• Task directions: Repeat the data below exactly, dropping any pictures it holds.

▬▬▬

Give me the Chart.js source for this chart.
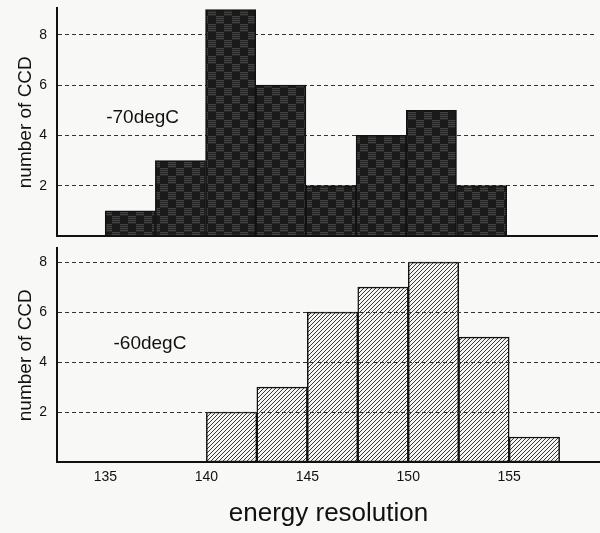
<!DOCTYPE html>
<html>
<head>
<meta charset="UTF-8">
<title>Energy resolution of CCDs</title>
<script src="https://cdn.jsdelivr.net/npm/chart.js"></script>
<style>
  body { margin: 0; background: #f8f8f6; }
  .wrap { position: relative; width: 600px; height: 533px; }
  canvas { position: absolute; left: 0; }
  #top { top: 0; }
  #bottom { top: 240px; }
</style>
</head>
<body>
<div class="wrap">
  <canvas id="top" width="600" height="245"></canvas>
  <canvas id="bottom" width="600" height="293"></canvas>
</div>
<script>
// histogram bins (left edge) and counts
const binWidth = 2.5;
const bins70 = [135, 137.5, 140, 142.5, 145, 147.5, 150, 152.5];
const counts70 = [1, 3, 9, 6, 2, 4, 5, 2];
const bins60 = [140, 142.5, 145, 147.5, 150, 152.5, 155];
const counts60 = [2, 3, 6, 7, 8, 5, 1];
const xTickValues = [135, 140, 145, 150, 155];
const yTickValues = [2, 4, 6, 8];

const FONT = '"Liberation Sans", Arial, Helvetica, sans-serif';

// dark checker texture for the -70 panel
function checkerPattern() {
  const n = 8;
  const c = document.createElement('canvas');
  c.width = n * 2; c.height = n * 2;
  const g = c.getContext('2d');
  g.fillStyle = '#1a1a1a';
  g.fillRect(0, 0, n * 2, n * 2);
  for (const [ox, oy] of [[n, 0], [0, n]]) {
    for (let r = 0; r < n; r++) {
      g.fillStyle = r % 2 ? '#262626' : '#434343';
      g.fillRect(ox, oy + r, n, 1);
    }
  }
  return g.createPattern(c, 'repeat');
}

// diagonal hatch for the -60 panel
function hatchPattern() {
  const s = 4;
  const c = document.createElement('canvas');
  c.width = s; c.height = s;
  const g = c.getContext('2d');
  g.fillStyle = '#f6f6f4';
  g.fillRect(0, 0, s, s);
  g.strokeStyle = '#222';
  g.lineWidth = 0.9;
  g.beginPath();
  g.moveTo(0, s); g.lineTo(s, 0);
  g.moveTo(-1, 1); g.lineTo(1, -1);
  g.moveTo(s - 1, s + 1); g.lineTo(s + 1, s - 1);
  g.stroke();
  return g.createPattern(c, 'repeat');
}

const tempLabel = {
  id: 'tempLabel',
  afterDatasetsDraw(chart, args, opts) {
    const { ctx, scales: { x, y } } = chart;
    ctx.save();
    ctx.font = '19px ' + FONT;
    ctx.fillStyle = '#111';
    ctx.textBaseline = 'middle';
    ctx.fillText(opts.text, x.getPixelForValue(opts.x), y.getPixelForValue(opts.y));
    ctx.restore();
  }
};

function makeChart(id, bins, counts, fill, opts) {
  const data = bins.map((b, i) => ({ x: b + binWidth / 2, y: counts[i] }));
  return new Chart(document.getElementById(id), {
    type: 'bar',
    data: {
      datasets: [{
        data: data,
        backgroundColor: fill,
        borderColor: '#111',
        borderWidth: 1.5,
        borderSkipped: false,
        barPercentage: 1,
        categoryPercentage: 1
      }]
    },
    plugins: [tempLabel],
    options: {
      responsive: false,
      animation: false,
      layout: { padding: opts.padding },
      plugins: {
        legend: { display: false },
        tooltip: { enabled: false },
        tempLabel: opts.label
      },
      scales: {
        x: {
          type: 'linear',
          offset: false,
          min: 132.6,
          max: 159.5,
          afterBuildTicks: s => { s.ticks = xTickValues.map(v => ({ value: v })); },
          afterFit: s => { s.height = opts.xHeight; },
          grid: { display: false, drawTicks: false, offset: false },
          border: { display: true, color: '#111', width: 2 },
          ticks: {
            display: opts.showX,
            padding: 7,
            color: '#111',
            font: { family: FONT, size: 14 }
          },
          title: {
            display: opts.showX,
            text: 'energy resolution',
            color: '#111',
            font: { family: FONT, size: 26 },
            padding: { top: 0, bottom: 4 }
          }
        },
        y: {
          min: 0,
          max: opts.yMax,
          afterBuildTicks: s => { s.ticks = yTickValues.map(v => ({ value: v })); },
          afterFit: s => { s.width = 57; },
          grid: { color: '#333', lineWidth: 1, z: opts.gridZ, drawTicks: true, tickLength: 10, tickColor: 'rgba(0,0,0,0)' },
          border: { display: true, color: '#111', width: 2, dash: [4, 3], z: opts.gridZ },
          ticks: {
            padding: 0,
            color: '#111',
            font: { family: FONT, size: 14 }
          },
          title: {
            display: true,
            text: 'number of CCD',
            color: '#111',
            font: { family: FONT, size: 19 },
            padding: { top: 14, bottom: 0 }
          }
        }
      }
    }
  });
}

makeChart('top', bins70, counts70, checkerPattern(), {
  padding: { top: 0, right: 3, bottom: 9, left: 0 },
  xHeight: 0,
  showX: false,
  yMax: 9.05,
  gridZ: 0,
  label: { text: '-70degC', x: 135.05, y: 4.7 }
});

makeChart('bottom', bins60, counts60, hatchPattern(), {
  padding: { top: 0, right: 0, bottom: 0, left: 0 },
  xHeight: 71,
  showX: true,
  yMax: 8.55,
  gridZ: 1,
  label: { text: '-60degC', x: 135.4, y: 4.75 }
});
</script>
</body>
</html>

▬▬▬

• Result for this exercise:
Give me the Chart.js source for this chart.
<!DOCTYPE html>
<html>
<head>
<meta charset="UTF-8">
<title>Energy resolution of CCDs</title>
<script src="https://cdn.jsdelivr.net/npm/chart.js"></script>
<style>
  body { margin: 0; background: #f8f8f6; }
  .wrap { position: relative; width: 600px; height: 533px; }
  canvas { position: absolute; left: 0; }
  #top { top: 0; }
  #bottom { top: 240px; }
</style>
</head>
<body>
<div class="wrap">
  <canvas id="top" width="600" height="245"></canvas>
  <canvas id="bottom" width="600" height="293"></canvas>
</div>
<script>
// histogram bins (left edge) and counts
const binWidth = 2.5;
const bins70 = [135, 137.5, 140, 142.5, 145, 147.5, 150, 152.5];
const counts70 = [1, 3, 9, 6, 2, 4, 5, 2];
const bins60 = [140, 142.5, 145, 147.5, 150, 152.5, 155];
const counts60 = [2, 3, 6, 7, 8, 5, 1];
const xTickValues = [135, 140, 145, 150, 155];
const yTickValues = [2, 4, 6, 8];

const FONT = '"Liberation Sans", Arial, Helvetica, sans-serif';

// dark checker texture for the -70 panel
function checkerPattern() {
  const n = 8;
  const c = document.createElement('canvas');
  c.width = n * 2; c.height = n * 2;
  const g = c.getContext('2d');
  g.fillStyle = '#1a1a1a';
  g.fillRect(0, 0, n * 2, n * 2);
  for (const [ox, oy] of [[n, 0], [0, n]]) {
    for (let r = 0; r < n; r++) {
      g.fillStyle = r % 2 ? '#262626' : '#434343';
      g.fillRect(ox, oy + r, n, 1);
    }
  }
  return g.createPattern(c, 'repeat');
}

// diagonal hatch for the -60 panel
function hatchPattern() {
  const s = 4;
  const c = document.createElement('canvas');
  c.width = s; c.height = s;
  const g = c.getContext('2d');
  g.fillStyle = '#f6f6f4';
  g.fillRect(0, 0, s, s);
  g.strokeStyle = '#222';
  g.lineWidth = 0.9;
  g.beginPath();
  g.moveTo(0, s); g.lineTo(s, 0);
  g.moveTo(-1, 1); g.lineTo(1, -1);
  g.moveTo(s - 1, s + 1); g.lineTo(s + 1, s - 1);
  g.stroke();
  return g.createPattern(c, 'repeat');
}

const tempLabel = {
  id: 'tempLabel',
  afterDatasetsDraw(chart, args, opts) {
    const { ctx, scales: { x, y } } = chart;
    ctx.save();
    ctx.font = '19px ' + FONT;
    ctx.fillStyle = '#111';
    ctx.textBaseline = 'middle';
    ctx.fillText(opts.text, x.getPixelForValue(opts.x), y.getPixelForValue(opts.y));
    ctx.restore();
  }
};

function makeChart(id, bins, counts, fill, opts) {
  const data = bins.map((b, i) => ({ x: b + binWidth / 2, y: counts[i] }));
  return new Chart(document.getElementById(id), {
    type: 'bar',
    data: {
      datasets: [{
        data: data,
        backgroundColor: fill,
        borderColor: '#111',
        borderWidth: 1.5,
        borderSkipped: false,
        barPercentage: 1,
        categoryPercentage: 1
      }]
    },
    plugins: [tempLabel],
    options: {
      responsive: false,
      animation: false,
      layout: { padding: opts.padding },
      plugins: {
        legend: { display: false },
        tooltip: { enabled: false },
        tempLabel: opts.label
      },
      scales: {
        x: {
          type: 'linear',
          offset: false,
          min: 132.6,
          max: 159.5,
          afterBuildTicks: s => { s.ticks = xTickValues.map(v => ({ value: v })); },
          afterFit: s => { s.height = opts.xHeight; },
          grid: { display: false, drawTicks: false, offset: false },
          border: { display: true, color: '#111', width: 2 },
          ticks: {
            display: opts.showX,
            padding: 7,
            color: '#111',
            font: { family: FONT, size: 14 }
          },
          title: {
            display: opts.showX,
            text: 'energy resolution',
            color: '#111',
            font: { family: FONT, size: 26 },
            padding: { top: 0, bottom: 4 }
          }
        },
        y: {
          min: 0,
          max: opts.yMax,
          afterBuildTicks: s => { s.ticks = yTickValues.map(v => ({ value: v })); },
          afterFit: s => { s.width = 57; },
          grid: { color: '#333', lineWidth: 1, z: opts.gridZ, drawTicks: true, tickLength: 10, tickColor: 'rgba(0,0,0,0)' },
          border: { display: true, color: '#111', width: 2, dash: [4, 3], z: opts.gridZ },
          ticks: {
            padding: 0,
            color: '#111',
            font: { family: FONT, size: 14 }
          },
          title: {
            display: true,
            text: 'number of CCD',
            color: '#111',
            font: { family: FONT, size: 19 },
            padding: { top: 14, bottom: 0 }
          }
        }
      }
    }
  });
}

makeChart('top', bins70, counts70, checkerPattern(), {
  padding: { top: 0, right: 3, bottom: 9, left: 0 },
  xHeight: 0,
  showX: false,
  yMax: 9.05,
  gridZ: 0,
  label: { text: '-70degC', x: 135.05, y: 4.7 }
});

makeChart('bottom', bins60, counts60, hatchPattern(), {
  padding: { top: 0, right: 0, bottom: 0, left: 0 },
  xHeight: 71,
  showX: true,
  yMax: 8.55,
  gridZ: 1,
  label: { text: '-60degC', x: 135.4, y: 4.75 }
});
</script>
</body>
</html>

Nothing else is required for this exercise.